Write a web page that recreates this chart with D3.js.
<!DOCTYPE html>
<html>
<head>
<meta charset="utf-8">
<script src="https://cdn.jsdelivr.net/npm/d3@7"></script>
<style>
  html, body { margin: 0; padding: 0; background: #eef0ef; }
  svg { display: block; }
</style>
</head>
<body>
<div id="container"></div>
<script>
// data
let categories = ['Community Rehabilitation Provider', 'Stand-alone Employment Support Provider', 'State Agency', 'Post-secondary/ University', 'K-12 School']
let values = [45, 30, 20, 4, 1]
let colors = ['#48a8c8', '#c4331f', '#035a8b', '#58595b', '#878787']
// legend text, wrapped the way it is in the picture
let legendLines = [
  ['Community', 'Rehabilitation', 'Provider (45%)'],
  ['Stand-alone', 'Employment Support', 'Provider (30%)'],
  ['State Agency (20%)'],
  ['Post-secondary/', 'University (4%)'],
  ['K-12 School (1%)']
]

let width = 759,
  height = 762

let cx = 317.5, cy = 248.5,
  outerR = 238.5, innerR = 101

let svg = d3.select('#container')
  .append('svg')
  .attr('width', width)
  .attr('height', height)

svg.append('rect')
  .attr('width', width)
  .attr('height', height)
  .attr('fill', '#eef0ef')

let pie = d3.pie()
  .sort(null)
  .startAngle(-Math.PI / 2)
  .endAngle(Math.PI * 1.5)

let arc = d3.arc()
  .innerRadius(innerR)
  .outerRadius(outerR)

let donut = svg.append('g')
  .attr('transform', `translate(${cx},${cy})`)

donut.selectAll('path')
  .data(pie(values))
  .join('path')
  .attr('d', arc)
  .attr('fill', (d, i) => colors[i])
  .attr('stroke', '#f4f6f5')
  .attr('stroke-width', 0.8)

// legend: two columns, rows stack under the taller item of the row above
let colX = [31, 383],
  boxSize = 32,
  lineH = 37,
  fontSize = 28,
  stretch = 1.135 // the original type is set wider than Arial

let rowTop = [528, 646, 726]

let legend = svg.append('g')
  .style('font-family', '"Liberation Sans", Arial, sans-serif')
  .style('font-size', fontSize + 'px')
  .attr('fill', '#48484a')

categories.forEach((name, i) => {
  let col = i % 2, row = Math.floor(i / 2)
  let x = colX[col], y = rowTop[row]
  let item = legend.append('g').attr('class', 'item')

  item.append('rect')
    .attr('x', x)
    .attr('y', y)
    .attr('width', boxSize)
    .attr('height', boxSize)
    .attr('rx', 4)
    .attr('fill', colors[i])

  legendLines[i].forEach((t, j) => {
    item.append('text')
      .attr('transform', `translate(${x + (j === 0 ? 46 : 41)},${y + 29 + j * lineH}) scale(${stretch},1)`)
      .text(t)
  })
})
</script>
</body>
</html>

————

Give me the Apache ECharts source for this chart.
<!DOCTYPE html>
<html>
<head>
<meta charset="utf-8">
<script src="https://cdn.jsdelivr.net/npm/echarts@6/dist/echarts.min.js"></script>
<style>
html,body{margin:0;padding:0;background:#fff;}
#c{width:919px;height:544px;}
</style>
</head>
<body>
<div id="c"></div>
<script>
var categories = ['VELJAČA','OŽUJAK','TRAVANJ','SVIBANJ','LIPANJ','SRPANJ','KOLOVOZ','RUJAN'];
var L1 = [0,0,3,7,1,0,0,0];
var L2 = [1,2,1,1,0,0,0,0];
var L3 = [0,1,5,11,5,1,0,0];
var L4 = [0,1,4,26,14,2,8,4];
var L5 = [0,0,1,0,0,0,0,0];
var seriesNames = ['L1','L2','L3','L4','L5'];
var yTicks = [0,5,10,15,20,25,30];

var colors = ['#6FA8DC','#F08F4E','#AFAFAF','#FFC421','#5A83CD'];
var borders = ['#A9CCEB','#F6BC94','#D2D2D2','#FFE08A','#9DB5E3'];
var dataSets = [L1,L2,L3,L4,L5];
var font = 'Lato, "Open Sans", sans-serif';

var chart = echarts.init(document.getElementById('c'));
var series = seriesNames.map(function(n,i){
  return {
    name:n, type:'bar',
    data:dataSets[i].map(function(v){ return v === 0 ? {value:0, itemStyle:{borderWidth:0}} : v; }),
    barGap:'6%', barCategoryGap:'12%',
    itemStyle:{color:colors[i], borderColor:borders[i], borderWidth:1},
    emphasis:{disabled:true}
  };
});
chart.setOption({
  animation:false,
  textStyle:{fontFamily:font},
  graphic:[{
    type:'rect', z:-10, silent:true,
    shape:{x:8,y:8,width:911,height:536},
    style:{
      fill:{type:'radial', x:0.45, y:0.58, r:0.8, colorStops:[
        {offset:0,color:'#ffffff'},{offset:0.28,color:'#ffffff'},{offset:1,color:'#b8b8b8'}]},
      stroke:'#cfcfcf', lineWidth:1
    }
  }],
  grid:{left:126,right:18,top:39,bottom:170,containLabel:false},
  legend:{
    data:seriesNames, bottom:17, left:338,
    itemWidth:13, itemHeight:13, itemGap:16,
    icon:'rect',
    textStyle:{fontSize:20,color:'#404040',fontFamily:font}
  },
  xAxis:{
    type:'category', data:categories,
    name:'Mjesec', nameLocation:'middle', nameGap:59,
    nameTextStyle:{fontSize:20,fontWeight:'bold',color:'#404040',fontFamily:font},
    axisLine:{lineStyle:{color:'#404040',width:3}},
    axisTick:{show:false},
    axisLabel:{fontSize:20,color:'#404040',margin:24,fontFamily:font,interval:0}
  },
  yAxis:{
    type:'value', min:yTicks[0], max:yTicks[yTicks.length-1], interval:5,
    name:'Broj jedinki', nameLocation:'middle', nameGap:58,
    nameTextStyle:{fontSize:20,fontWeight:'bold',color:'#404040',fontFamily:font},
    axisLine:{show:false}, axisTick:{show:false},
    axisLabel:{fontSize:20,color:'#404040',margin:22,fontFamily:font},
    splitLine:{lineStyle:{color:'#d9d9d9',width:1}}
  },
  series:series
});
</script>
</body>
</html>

————

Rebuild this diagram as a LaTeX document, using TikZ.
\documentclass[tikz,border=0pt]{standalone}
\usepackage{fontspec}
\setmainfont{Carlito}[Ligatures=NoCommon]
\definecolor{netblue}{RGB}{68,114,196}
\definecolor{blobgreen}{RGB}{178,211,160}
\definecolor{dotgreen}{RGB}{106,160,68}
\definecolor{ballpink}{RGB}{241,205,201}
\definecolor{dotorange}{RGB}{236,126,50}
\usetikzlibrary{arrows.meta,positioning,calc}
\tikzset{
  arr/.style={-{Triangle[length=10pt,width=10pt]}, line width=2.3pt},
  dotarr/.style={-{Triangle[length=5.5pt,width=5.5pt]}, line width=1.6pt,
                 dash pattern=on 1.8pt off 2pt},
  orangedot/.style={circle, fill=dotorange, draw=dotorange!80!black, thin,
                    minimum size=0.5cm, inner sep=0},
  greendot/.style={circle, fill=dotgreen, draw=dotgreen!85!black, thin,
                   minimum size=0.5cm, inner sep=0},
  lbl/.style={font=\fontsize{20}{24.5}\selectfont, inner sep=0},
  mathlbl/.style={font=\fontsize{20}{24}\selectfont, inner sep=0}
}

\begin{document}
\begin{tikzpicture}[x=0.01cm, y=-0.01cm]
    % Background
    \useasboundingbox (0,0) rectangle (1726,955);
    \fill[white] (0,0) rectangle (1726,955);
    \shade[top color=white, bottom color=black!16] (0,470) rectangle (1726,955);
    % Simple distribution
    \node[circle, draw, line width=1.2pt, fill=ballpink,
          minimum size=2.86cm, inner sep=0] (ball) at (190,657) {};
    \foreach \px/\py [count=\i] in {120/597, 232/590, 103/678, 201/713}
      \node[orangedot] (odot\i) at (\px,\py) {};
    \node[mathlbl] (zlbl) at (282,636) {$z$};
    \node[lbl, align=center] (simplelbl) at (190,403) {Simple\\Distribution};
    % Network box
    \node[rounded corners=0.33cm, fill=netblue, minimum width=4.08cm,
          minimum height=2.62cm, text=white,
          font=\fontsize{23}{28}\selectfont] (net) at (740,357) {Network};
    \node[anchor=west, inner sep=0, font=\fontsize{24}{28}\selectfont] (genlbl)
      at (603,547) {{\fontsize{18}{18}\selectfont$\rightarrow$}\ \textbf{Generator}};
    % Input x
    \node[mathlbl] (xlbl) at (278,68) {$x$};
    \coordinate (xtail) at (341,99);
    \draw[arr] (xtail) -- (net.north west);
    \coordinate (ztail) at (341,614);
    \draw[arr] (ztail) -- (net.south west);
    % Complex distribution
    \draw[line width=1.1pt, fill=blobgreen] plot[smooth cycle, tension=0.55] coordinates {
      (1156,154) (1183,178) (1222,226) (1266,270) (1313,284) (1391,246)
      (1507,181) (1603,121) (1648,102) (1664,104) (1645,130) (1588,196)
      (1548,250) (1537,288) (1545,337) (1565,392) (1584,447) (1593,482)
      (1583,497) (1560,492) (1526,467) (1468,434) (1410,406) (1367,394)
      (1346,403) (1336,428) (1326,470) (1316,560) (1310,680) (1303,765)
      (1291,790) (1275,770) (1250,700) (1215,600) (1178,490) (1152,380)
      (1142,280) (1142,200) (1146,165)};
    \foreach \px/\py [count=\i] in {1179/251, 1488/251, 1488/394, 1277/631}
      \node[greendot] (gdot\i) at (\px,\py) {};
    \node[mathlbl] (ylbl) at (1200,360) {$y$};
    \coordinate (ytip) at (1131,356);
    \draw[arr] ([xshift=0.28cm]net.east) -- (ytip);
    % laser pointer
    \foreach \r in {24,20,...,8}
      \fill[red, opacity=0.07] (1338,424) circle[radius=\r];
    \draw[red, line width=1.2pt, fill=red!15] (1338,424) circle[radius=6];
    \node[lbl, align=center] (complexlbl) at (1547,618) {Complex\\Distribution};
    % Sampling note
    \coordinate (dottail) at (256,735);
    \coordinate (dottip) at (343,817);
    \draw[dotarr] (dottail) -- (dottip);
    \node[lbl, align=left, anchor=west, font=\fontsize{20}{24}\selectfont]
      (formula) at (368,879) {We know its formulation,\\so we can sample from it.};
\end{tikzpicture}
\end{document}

————

TASK
Print exactly the lines above from the one with "Give me the" to the one with "var yTicks = [0,5,10,15,20,25,30];", including both.

EXERCISE ANSWER
Give me the Apache ECharts source for this chart.
<!DOCTYPE html>
<html>
<head>
<meta charset="utf-8">
<script src="https://cdn.jsdelivr.net/npm/echarts@6/dist/echarts.min.js"></script>
<style>
html,body{margin:0;padding:0;background:#fff;}
#c{width:919px;height:544px;}
</style>
</head>
<body>
<div id="c"></div>
<script>
var categories = ['VELJAČA','OŽUJAK','TRAVANJ','SVIBANJ','LIPANJ','SRPANJ','KOLOVOZ','RUJAN'];
var L1 = [0,0,3,7,1,0,0,0];
var L2 = [1,2,1,1,0,0,0,0];
var L3 = [0,1,5,11,5,1,0,0];
var L4 = [0,1,4,26,14,2,8,4];
var L5 = [0,0,1,0,0,0,0,0];
var seriesNames = ['L1','L2','L3','L4','L5'];
var yTicks = [0,5,10,15,20,25,30];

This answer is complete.